I’ve decided to make a blog so I can share my first international experience easily with friends and family. I have never had a blog before, and I’m excited that my first blog will be on an interesting topic, so maybe people will actually read it!
As it stands today, I have 19 days until I leave for Japan. I have never been on a flight longer than 6 hours, so this 11-hour flight will be an interesting experience for me. I am not the best flier, but I have a CD case filled with around 25 DVD’s, so I think that’ll entertain me for most of the flight.
I’ve discovered on a recent flight to Minneapolis that as long as I have something to entertain both my auditory and visual cortices, I refrain from staring out of the window every few seconds to make sure the engines aren’t leaking smoke and the horizon doesn’t look any higher or lower than it was five minutes ago.
I have never been to another country before (unless you count going to Victoria, Canada for one day on a week-long outdoor education field trip in 8th grade). Japan will be quite an experience.

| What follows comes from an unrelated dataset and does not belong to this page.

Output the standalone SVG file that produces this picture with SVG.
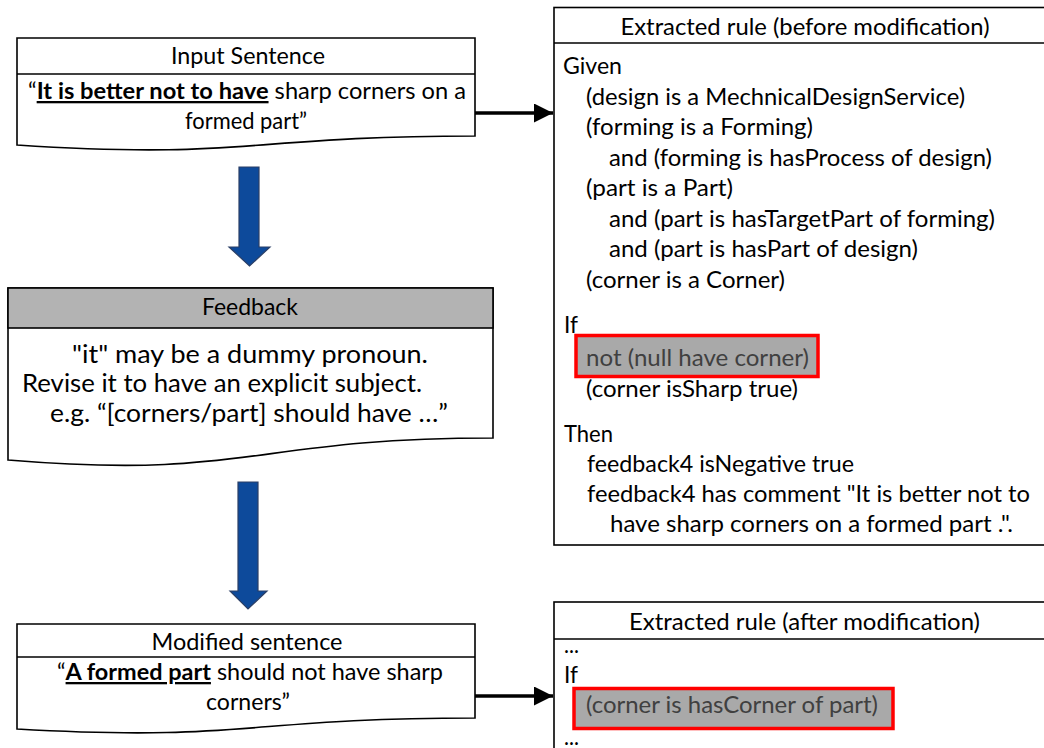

Many people ask me why I chose Japan, to which I always simply reply, “It seemed like the coolest country in the EAP handbook.” Japan seems so different from the United States. I wanted my first international experience to be in a place that was completely different from here. I’m glad that I will still be in an urban center in that of Tokyo. I greatly look forward to city life there, and seeing how it is similar to and different from San Francisco. I look forward to the nightlife, and exploring the many streets awash in the neon glow of numerous street signs. I look forward to discovering true Japanese cuisine, even though I have never been much of a fan of seafood. I look forward to living in a country in which English is not the main language, and having to make my way nonetheless, as so many others have done in this country.
As excited as I am to live in Tokyo, I also plan to explore the rest of the country. I want to see the shrines and temples in Kyoto, and the magnificence of Mt. Fuji. I’d like to stand in humbled reflection at the Peace Memorial Park in Hiroshima, and I’d like to see just how fast the bullet trains go.
I am all set. I have my passport, my student visa, my round-trip plane ticket (special thanks to my Aunt Ann for helping me with that), and my UC fees paid (thanks to financial aid). 19 days left in the United States, and then my 90 days in Japan begin. I can’t wait!